The morning we leave the coast, Owen and I head 250 miles inland to get to our next camping spot at Diamond Lake directly across from Mount Theilsen. The final stretch of road before arriving is charred. It’s long and straight and lined with black sticks shooting out of the ground that fan out for hundreds of yards in what was once called a forest. When the mountain finally comes into view, its sharp peak is hidden by what appears to be a cloud. As we get closer, we realize that cloud is originating from the mountain itself, and a quick Google search confirms that last night, lightning struck its surface, setting it ablaze and resulting in level 2 and 3 evacuations.
We assume our site will be enveloped in smoke and too dangerous to camp in, or that if we aren’t technically forced to leave, we’ll need to make that decision ourselves. I’m trying to come up with our next move as we pull in, but the ground is clear and campers are carrying on as usual. The sites are right on the water, and looking across, we see the wind is blowing all of the smoke in the opposite direction. At night, airtankers fly overhead and we can smell the difference between the small contained fire in front of us and the uncontrolled one across the lake.
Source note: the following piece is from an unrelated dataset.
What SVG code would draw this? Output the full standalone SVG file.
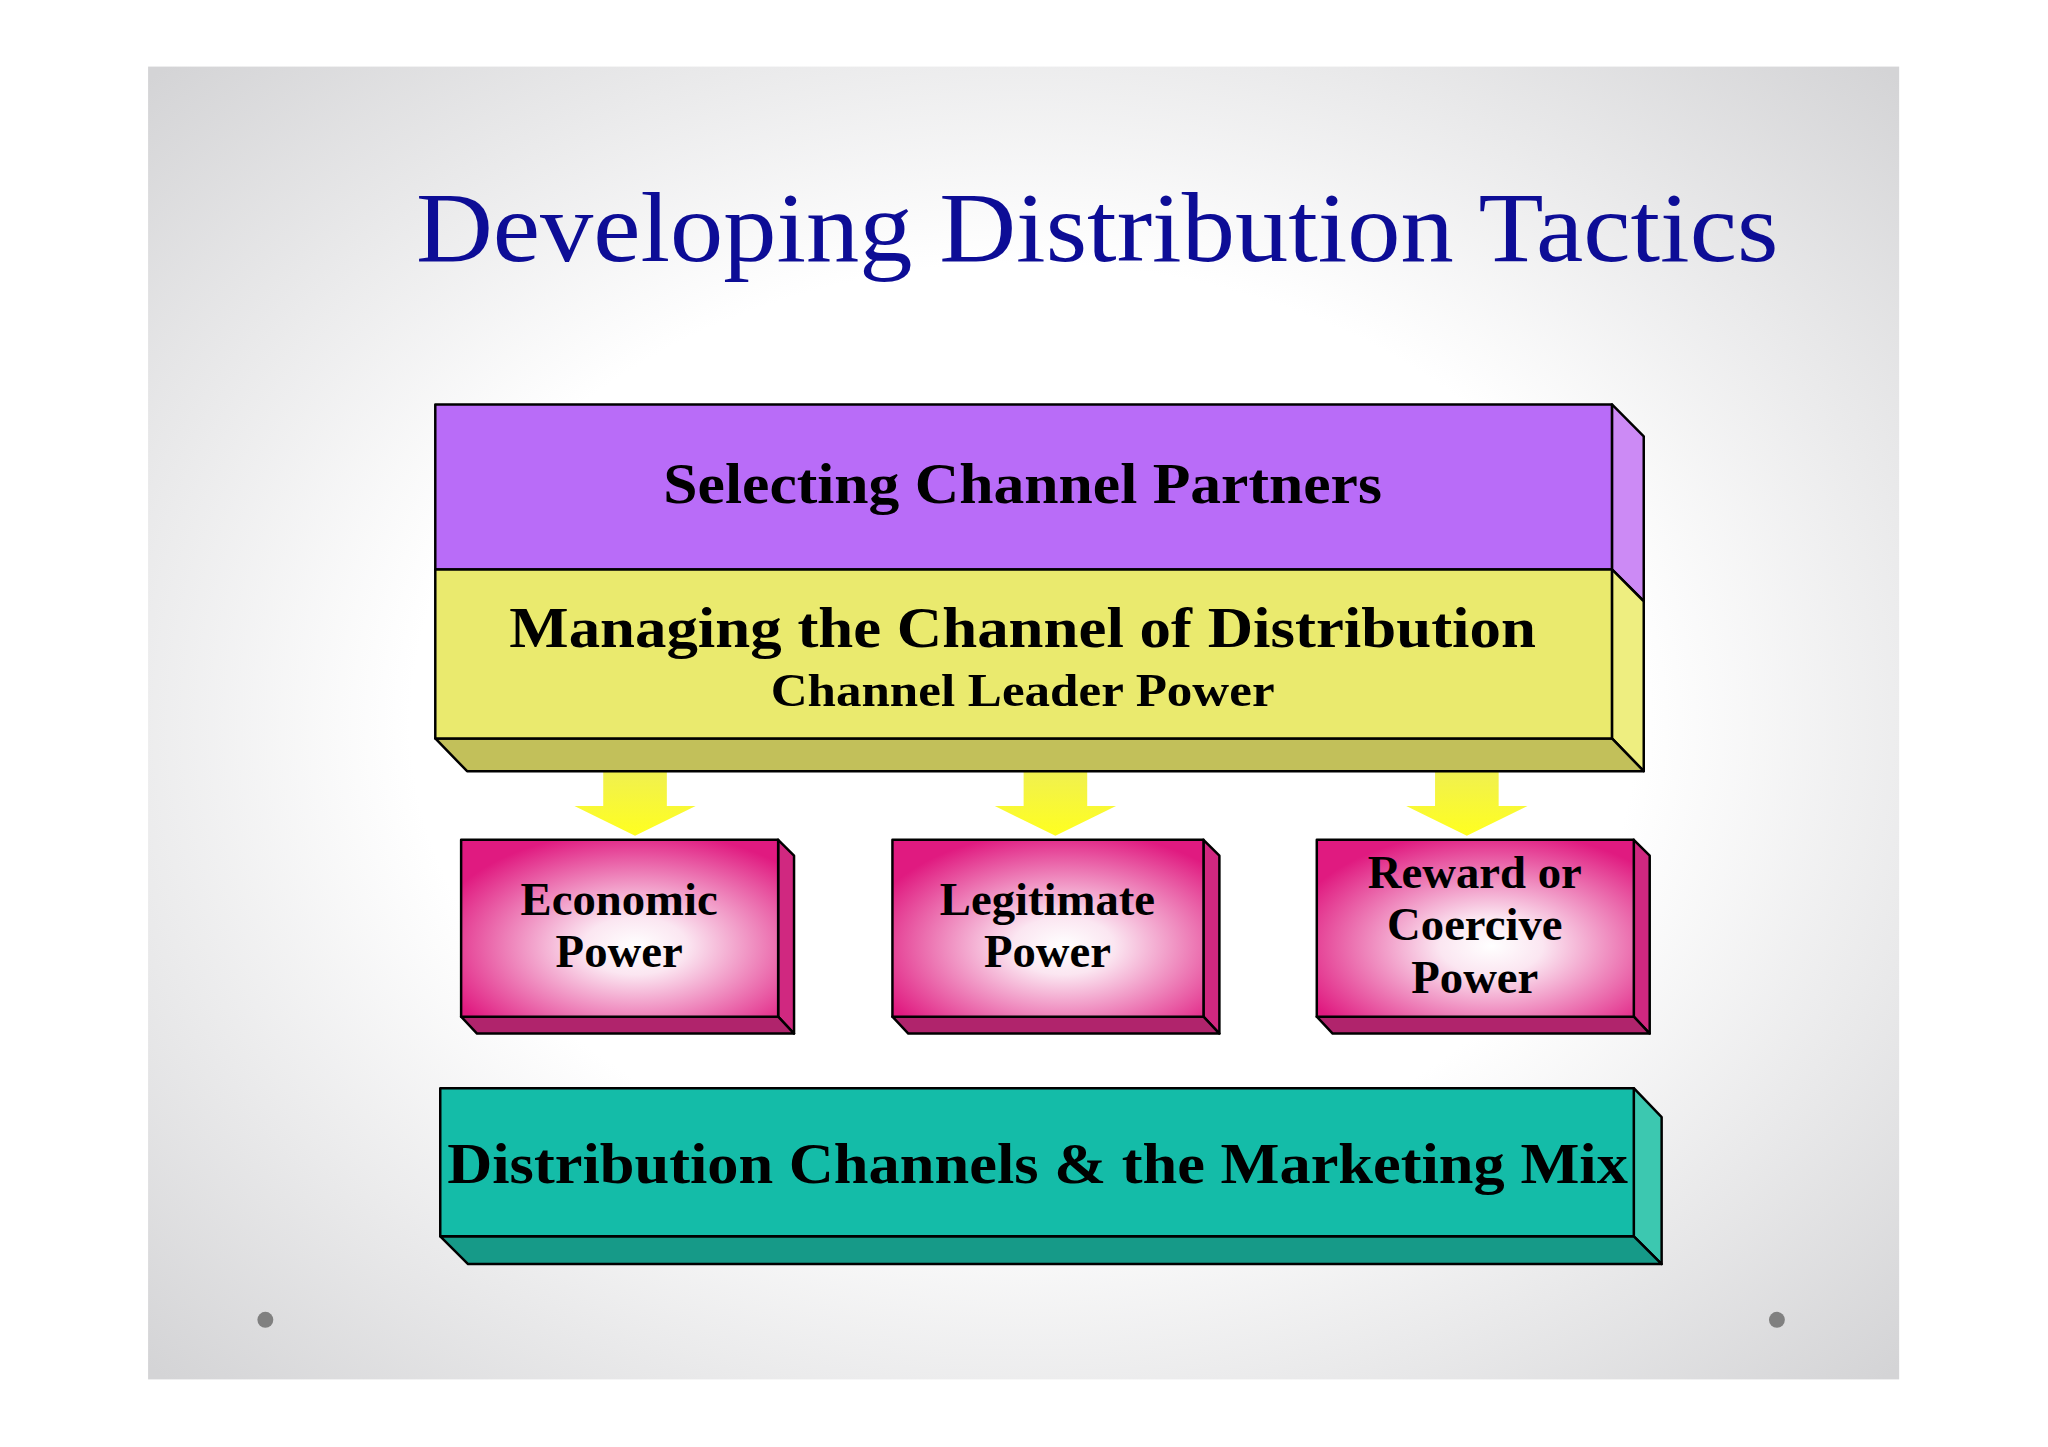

The sky above is clear enough to see stars. We walk back to the shore to get our eyes on what’s taking place less than three miles away. The mountain is unrecognizable — a blinding source of neon light in place of what should be the landscape’s deepest contrast. We watch the fire rage as we sit silently on our side of the water, where the trees are still green and the critters still swim around in the shallow and laughter swirls through the crystal air behind us, and we feel lucky.